The issue has stirred up an age-old debate about the safety of ingredients in beauty and cosmetics products and whether or not the government has the power to regulate it. The only law currently regulating the industry at present is the aforementioned law from 1938, which gives the FDA so little regulatory control that it can't even require companies to notify the agency when someone has an adverse reaction, even if that reaction causes permanent impairment or death.
The latest attempt by Congress to revamp the ancient law is the Personal Care Products Safety Act, a bill sponsored by Sens. Dianne Feinstein (D-Calif.) and Susan Collins (R-Maine) and backed by a number of number of industry giants such as Johnson & Johnson, Procter & Gamble, and Estée Lauder. The Environmental Working Group has also backed the plan.
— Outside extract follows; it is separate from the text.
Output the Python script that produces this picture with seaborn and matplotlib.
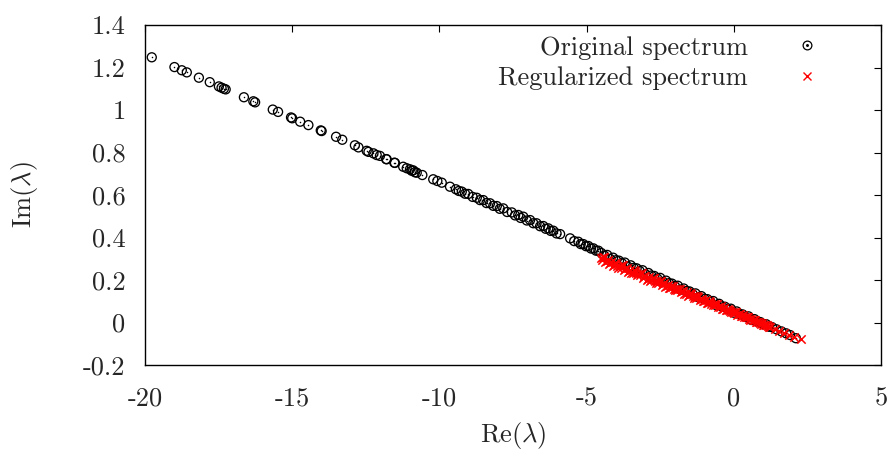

But resistance to the proposed bill has come in the form of a counter-bill put forth by U.S. Rep. Pete Sessions (R-Texas) that has been backed by the Independent Cosmetic Manufacturers and Distributors. (That's a trade group made up of smaller personal care product manufacturers such as the direct-sales company Mary Kay Inc.) Sessions' bill is similar to the Feinstein-Collins bill in that it would require companies to notify the FDA when customers report adverse reactions, but unlike the Personal Care Products Safety Act, Sessions' bill would not give the FDA any authority to order a recall or to collect fees from companies to pay for safety testing.
So yet again Congress is at a stalemate regarding how best to improve the safety of personal care and cosmetics products. And consumers are left scratching their heads — literally — over which personal care products they should trust.